ROWS:
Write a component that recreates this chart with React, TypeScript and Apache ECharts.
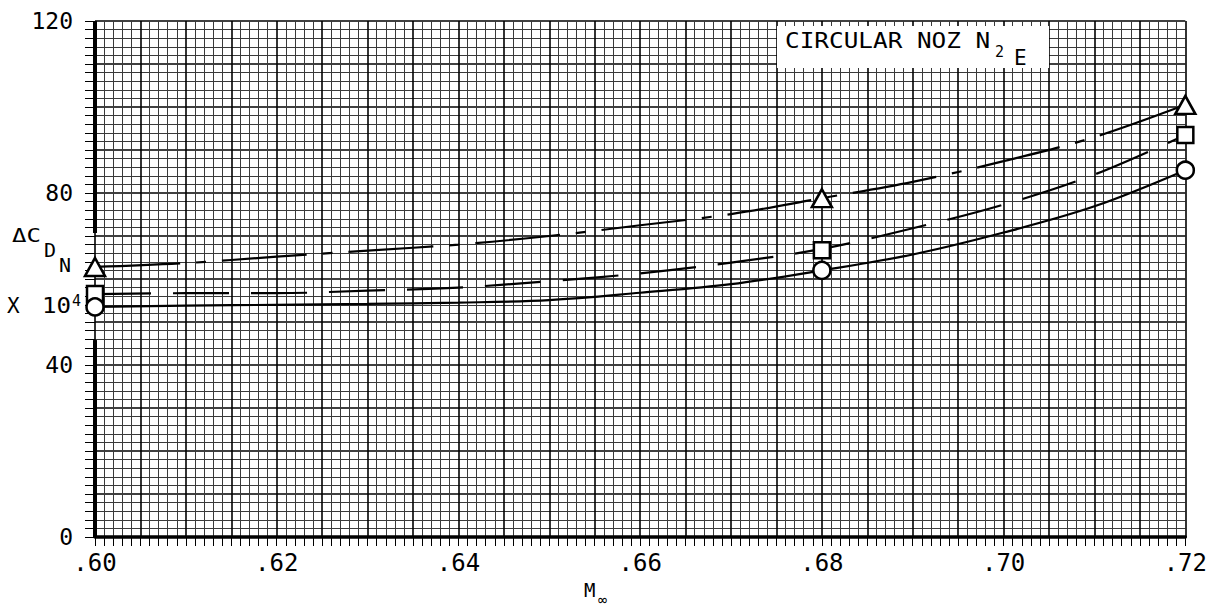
...
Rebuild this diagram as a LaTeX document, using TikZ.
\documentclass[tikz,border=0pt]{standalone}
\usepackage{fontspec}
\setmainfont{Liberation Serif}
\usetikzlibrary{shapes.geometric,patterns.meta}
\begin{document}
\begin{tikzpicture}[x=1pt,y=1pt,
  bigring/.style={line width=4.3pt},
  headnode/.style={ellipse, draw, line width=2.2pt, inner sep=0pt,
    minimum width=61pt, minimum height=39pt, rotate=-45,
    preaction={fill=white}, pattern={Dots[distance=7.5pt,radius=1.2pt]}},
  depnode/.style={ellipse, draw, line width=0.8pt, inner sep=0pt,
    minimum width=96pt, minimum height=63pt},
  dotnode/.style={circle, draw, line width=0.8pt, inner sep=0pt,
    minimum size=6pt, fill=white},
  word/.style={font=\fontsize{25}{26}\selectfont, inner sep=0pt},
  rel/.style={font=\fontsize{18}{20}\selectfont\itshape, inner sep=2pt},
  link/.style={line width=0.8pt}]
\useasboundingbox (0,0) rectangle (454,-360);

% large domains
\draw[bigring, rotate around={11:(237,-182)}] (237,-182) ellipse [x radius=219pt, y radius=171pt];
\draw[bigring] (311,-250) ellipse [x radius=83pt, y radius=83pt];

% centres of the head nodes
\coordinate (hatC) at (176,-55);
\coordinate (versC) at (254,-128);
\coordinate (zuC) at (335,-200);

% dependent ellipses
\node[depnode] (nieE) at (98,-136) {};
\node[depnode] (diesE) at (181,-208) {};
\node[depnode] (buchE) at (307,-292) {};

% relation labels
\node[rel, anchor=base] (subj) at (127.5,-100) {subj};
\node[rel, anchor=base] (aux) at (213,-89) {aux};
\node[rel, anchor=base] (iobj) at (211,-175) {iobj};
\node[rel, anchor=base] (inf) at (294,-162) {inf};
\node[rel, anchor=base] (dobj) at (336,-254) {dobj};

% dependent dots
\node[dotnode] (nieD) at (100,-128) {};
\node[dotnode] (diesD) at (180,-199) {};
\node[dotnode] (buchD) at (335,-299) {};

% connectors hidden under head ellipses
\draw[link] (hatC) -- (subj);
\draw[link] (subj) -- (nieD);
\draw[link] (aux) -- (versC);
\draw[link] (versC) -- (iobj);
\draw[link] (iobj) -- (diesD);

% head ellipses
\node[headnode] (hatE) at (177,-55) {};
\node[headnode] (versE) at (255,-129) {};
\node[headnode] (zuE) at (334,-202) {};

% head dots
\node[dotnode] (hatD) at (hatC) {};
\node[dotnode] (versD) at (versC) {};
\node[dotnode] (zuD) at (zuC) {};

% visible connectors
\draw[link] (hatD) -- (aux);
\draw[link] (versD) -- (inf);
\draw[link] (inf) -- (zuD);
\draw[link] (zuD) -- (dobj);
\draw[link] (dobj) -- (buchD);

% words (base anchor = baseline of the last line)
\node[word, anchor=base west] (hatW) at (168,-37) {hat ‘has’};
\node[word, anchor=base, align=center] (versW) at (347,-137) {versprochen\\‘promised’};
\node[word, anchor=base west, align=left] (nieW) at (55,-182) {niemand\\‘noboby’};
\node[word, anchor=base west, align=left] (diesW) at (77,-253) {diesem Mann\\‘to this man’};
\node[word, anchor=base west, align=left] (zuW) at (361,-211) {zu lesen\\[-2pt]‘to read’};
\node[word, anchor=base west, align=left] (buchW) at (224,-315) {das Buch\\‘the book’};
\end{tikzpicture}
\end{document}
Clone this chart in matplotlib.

DIRECTIVE: From the records above, report the count of lines containing "this" and nothing more.

RESPONSE BELOW: 4